THE PROBLEM —
Exactly as written, write out the lines below from the first to the one containing "plt.rcParams['font.family'] = ['Noto", inclusive. Pictures do not belong in the copy.

▼

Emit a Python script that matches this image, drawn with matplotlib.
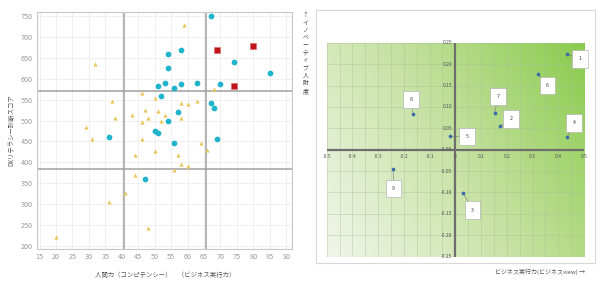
import numpy as np
import matplotlib
matplotlib.use("Agg")
import matplotlib.pyplot as plt
from matplotlib.colors import LinearSegmentedColormap

plt.rcParams['font.family'] = ['Noto Sans CJK JP', 'DejaVu Sans']

# ---- left scatter: competency vs DX literacy score ----
blue_x = [67, 54, 58, 54, 74, 85, 51, 53, 56, 58, 63, 70, 52, 67, 68, 57, 54, 50, 51, 36, 56, 69, 47]
blue_y = [750, 660, 670, 625, 640, 615, 583, 590, 577, 588, 590, 587, 560, 543, 530, 520, 498, 475, 470, 460, 446, 455, 360]

red_x = [69, 80, 74]
red_y = [670, 678, 583]

yellow_x = [59, 32, 68, 37, 46, 50, 63, 58, 60, 47, 51, 38, 43, 53, 57, 48, 46, 52, 58,
            29, 31, 46, 64, 50, 66, 44, 57, 58, 60, 56, 44, 41, 36, 48, 20]
yellow_y = [730, 635, 575, 547, 565, 553, 548, 543, 540, 525, 522, 505, 513, 513, 525, 505, 497, 500, 505,
            485, 455, 455, 447, 428, 430, 418, 418, 395, 390, 382, 370, 327, 305, 243, 222]

x_split = [40.7, 65.6]
y_split = [572, 383]

x_ticks = list(range(15, 95, 5))
y_ticks = list(range(200, 800, 50))

# ---- right scatter: business execution vs innovation ----
ids = ['1', '2', '3', '4', '5', '6', '7', '8', '9']
biz = [0.435, 0.174, 0.030, 0.435, -0.022, 0.322, 0.153, -0.164, -0.242]
inno = [0.223, 0.055, -0.101, 0.030, 0.031, 0.177, 0.086, 0.084, -0.046]
lab_dx = [0.049, 0.043, 0.036, 0.026, 0.067, 0.036, 0.013, -0.009, 0.002]
lab_dy = [-0.011, 0.017, -0.040, 0.033, 0.0, -0.027, 0.038, 0.033, -0.045]

r_xticks = np.round(np.arange(-0.5, 0.51, 0.1), 1)
r_yticks = np.round(np.arange(-0.25, 0.26, 0.05), 2)

fig = plt.figure(figsize=(6.0, 2.87), dpi=100)

# left chart
ax = fig.add_axes([0.062, 0.132, 0.425, 0.826])
ax.set_xlim(14.3, 91.8)
ax.set_ylim(192, 760)
ax.set_xticks(x_ticks)
ax.set_yticks(y_ticks)
ax.grid(True, color='#eeeeee', lw=0.6)
ax.set_axisbelow(True)
for v in x_split:
    ax.axvline(v, color='#a0a0a0', lw=1.1, zorder=1)
for v in y_split:
    ax.axhline(v, color='#a0a0a0', lw=1.1, zorder=1)
ax.scatter(yellow_x, yellow_y, marker='^', s=9, color='#e8c65a', zorder=3, linewidths=0)
ax.scatter(blue_x, blue_y, marker='o', s=17, color='#1fb3cc', zorder=4, linewidths=0)
ax.scatter(red_x, red_y, marker='s', s=21, color='#c0141c', edgecolors='#e07070',
           linewidths=0.5, zorder=5)
ax.tick_params(length=0, labelsize=5.2, labelcolor='#9a9a9a', pad=3)
for s in ax.spines.values():
    s.set_color('#c8c8c8')
    s.set_linewidth(0.8)
ax.set_xlabel('人間力（コンピテンシー）　（ビジネス実行力）', fontsize=4.6, color='#555555', labelpad=7)
ax.set_ylabel('DXリテラシー診断スコア', fontsize=4.6, color='#555555', labelpad=4)

# right chart: outer frame
frame = fig.add_axes([0.527, 0.084, 0.465, 0.882])
frame.set_xticks([])
frame.set_yticks([])
for s in frame.spines.values():
    s.set_color('#d8d8d8')
    s.set_linewidth(0.8)

rx = fig.add_axes([0.5445, 0.1056, 0.4288, 0.7456])
rx.set_xlim(-0.5, 0.5)
rx.set_ylim(-0.25, 0.25)

# green background shading toward the upper right
u, v = np.meshgrid(np.linspace(0, 1, 200), np.linspace(0, 1, 100))
t = np.clip(0.66 * u + 0.34 * v, 0, 1)
cmap = LinearSegmentedColormap.from_list('g', ['#f1f6ea', '#c6e2a2', '#8acb4c'])
rx.imshow(t, cmap=cmap, extent=[-0.5, 0.5, -0.25, 0.25], origin='lower',
          aspect='auto', zorder=0, vmin=0, vmax=1)

for gx in np.arange(-0.5, 0.51, 0.05):
    rx.axvline(gx, color='#a9bf98', lw=0.5, alpha=0.55, zorder=1)
for gy in np.arange(-0.25, 0.26, 0.05):
    rx.axhline(gy, color='#a9bf98', lw=0.5, alpha=0.55, zorder=1)
rx.axhline(0, color='#6e6e6e', lw=1.6, zorder=2)
rx.axvline(0, color='#6e6e6e', lw=1.6, zorder=2)
rx.set_xticks([])
rx.set_yticks([])
for s in rx.spines.values():
    s.set_visible(False)

for xv in r_xticks:
    rx.text(xv, -0.009, f'{xv:.1f}' if xv != 0 else '0', fontsize=3.6, color='#555555',
            ha='center', va='top', zorder=3)
for yv in r_yticks:
    rx.text(-0.012, yv, f'{yv:.2f}', fontsize=3.6, color='#555555',
            ha='right', va='center', zorder=3)

rx.scatter(biz, inno, s=7, color='#3b6aa8', zorder=5, linewidths=0)
for i in range(len(ids)):
    lx, ly = biz[i] + lab_dx[i], inno[i] + lab_dy[i]
    rx.plot([biz[i], lx], [inno[i], ly], color='#777777', lw=0.4, zorder=4)
    rx.text(lx, ly, ids[i], fontsize=3.8, color='#444444', ha='center', va='center', zorder=6,
            bbox=dict(boxstyle='square,pad=1.2', fc='white', ec='#aaaaaa', lw=0.4))

fig.text(0.509, 0.955, '↑\nイ\nノ\nベ\nー\nテ\nィ\nブ\n人\n財\n度', fontsize=4.2, color='#444444',
         ha='center', va='top', linespacing=1.6)
fig.text(0.975, 0.053, 'ビジネス実行力(ビジネスview) →', fontsize=4.3, color='#555555',
         ha='right', va='center')

fig.savefig('out.png', dpi=100, facecolor='white')
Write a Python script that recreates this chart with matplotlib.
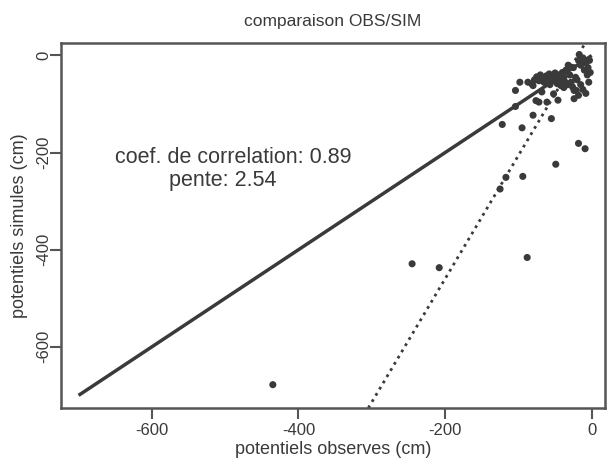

▲

TASK RESPONSE —
Emit a Python script that matches this image, drawn with matplotlib.
import numpy as np
import matplotlib
matplotlib.use("Agg")
import matplotlib.pyplot as plt
from matplotlib.colors import LinearSegmentedColormap

plt.rcParams['font.family'] = ['Noto Sans CJK JP', 'DejaVu Sans']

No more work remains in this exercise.